Oil price boosting inflation?


Don’t be fooled. The rise in the price of oil is not boosting inflation. It is a claim that is politically convenient, but wrong.

Yes, the oil price is rising again. Yes, it is obvious at the petrol pump. Yes, oil prices feed through into many goods and services prices as the cost of energy affects transport, industry, manufacturing, distribution and so on. Yes, the consumer price inflation index will increase, based as it is on the price of a basket of consumer goods. Then the political leaders, sensing consumer discontent, will blame rising oil prices for the cost of living pressure and shift that blame to someone else.

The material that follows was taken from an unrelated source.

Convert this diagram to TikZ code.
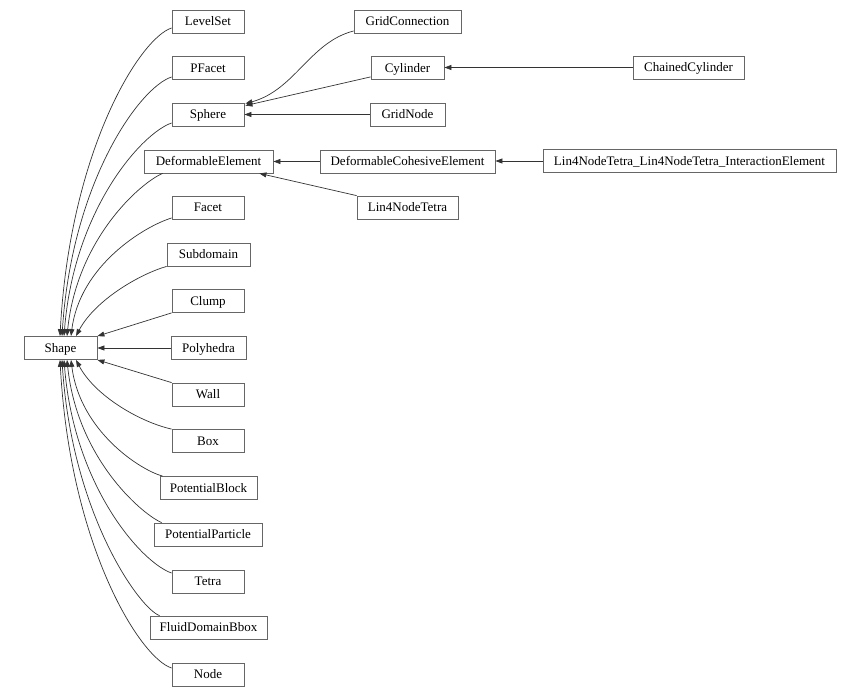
\documentclass[tikz,border=0pt]{standalone}
\usepackage{fontspec}
\setmainfont{Liberation Serif}
\usetikzlibrary{arrows.meta,calc}
\definecolor{boxline}{HTML}{666666}
\definecolor{edgeline}{HTML}{333333}
\tikzset{
  cls/.style={draw=boxline, line width=0.8pt, fill=white, inner sep=0pt,
    minimum height=23pt, text height=11.4pt, text depth=3pt,
    font=\fontsize{13}{15}\selectfont, anchor=center},
  edge/.style={draw=edgeline, line width=0.7pt,
    -{Triangle[length=7pt,width=5pt]}},
}
\begin{document}
\begin{tikzpicture}[x=1pt,y=-1pt]
\useasboundingbox (0,0) rectangle (860,696);
% column 1
\node[cls, minimum width=73pt] (shape) at (60.5,348) {Shape};
% column 2
\node[cls, minimum width=72pt] (levelset) at (208,21.5) {LevelSet};
\node[cls, minimum width=72pt] (pfacet) at (208,68) {PFacet};
\node[cls, minimum width=72pt] (sphere) at (208,114.5) {Sphere};
\node[cls, minimum width=129pt] (defelem) at (208.5,161.5) {DeformableElement};
\node[cls, minimum width=72pt] (facet) at (208,207.5) {Facet};
\node[cls, minimum width=83pt] (subdomain) at (208.5,254.5) {Subdomain};
\node[cls, minimum width=72pt] (clump) at (208,301) {Clump};
\node[cls, minimum width=75pt] (polyhedra) at (208.5,348) {Polyhedra};
\node[cls, minimum width=72pt] (wall) at (208,394.5) {Wall};
\node[cls, minimum width=72pt] (box) at (208,441) {Box};
\node[cls, minimum width=97pt] (potblock) at (208.5,488) {PotentialBlock};
\node[cls, minimum width=108pt] (potpart) at (208,534.5) {PotentialParticle};
\node[cls, minimum width=72pt] (tetra) at (208,581.5) {Tetra};
\node[cls, minimum width=117pt] (fluid) at (208.5,627.5) {FluidDomainBbox};
\node[cls, minimum width=72pt] (nodecls) at (208,674.5) {Node};
% column 3
\node[cls, minimum width=107pt] (gridconn) at (407.5,21.5) {GridConnection};
\node[cls, minimum width=73pt] (cylinder) at (407.5,68) {Cylinder};
\node[cls, minimum width=75pt] (gridnode) at (407.5,114.5) {GridNode};
\node[cls, minimum width=175pt] (defcoh) at (407.5,161.5) {DeformableCohesiveElement};
\node[cls, minimum width=101pt] (lin4) at (407.5,207.5) {Lin4NodeTetra};
% column 4
\node[cls, minimum width=111pt] (chained) at (688.5,67.5) {ChainedCylinder};
\node[cls, minimum width=293pt] (lin4inter) at (689.5,161) {Lin4NodeTetra\_Lin4NodeTetra\_InteractionElement};

% edges into Shape (upper group)
\draw[edge] ($(levelset.west)+(0,6.5)$) .. controls (140,38) and (70,150) .. ($(shape.north)+(-0.5,0)$);
\draw[edge] ($(pfacet.west)+(0,9)$) .. controls (140,87) and (72,181) .. ($(shape.north)+(1.5,0)$);
\draw[edge] ($(sphere.west)+(0,8.5)$) .. controls (142,133) and (74,209) .. ($(shape.north)+(3.5,0)$);
\draw[edge] ($(defelem.south west)+(19,0)$) .. controls (140,183) and (77,239) .. ($(shape.north)+(6.5,0)$);
\draw[edge] ($(facet.west)+(0,10.5)$) .. controls (145,226) and (80,265) .. ($(shape.north)+(10.5,0)$);
\draw[edge] (subdomain.south west) .. controls (140,274) and (95,300) .. ($(shape.north)+(15.5,0)$);
\draw[edge] (clump.south west) -- (shape.north east);
\draw[edge] (polyhedra.west) -- (shape.east);
\draw[edge] (wall.north west) -- (shape.south east);
% lower group
\draw[edge] (box.north west) .. controls (140,422) and (95,396) .. ($(shape.south)+(15.5,0)$);
\draw[edge] ($(potblock.north west)+(3,0)$) .. controls (140,470) and (80,431) .. ($(shape.south)+(10.5,0)$);
\draw[edge] ($(potpart.north west)+(8,0)$) .. controls (140,513) and (77,457) .. ($(shape.south)+(6.5,0)$);
\draw[edge] ($(tetra.west)+(0,-8.5)$) .. controls (142,563) and (74,487) .. ($(shape.south)+(3.5,0)$);
\draw[edge] ($(fluid.north west)+(10,0)$) .. controls (140,609) and (72,515) .. ($(shape.south)+(1.5,0)$);
\draw[edge] ($(nodecls.west)+(0,-6.5)$) .. controls (140,658) and (70,546) .. ($(shape.south)+(-0.5,0)$);

% upper right edges
\draw[edge] ($(gridconn.west)+(0,9.5)$) .. controls (310,42) and (295,90) .. ($(sphere.north east)+(1,1)$);
\draw[edge] ($(cylinder.south west)+(0,-3)$) -- ($(sphere.north east)+(1,3)$);
\draw[edge] (gridnode.west) -- (sphere.east);
\draw[edge] (chained.west) -- (cylinder.east |- chained.west);
\draw[edge] (defcoh.west) -- (defelem.east |- defcoh.west);
\draw[edge] (lin4inter.west) -- (defcoh.east |- lin4inter.west);
\draw[edge] (lin4.north west) -- ($(defelem.south east)+(-14,0)$);
\end{tikzpicture}
\end{document}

But that is wrong. When the prices of oil dependent goods and services rise, consumers do not have the economic ability to pay the extra cost and leave all other expenditures unchanged. So, they must reduce expenditure on some items to fund the higher expenditure. In other words, the relative prices in the economy will change. Production will adjust to the new demand, a new point of temporary stability will emerge until the next disruption. And so it goes.

In the adjustment phase, there is not a matched coincident reduction in other expenditures. It is not easy, nor quick, to adjust household expenditure on many of the normal costs. So the use of buffers, savings, takes up the slack until other adjustment is possible. The use of those buffers is not measured in the official inflation statistics and so is not obvious to the typical political commentator.

To be genuine inflation, there must be a generalised permanent increase in prices across the whole economy. This occurs all the time and spectacularly so in times of rapid money supply expansion. The money supply is expanded by political will, not by consumer economics. Inflation can occur if and only if the money supply is increased at a rate higher than the economic growth rate. The political leaders don’t want you to know that. So they blame oil. Or Putin.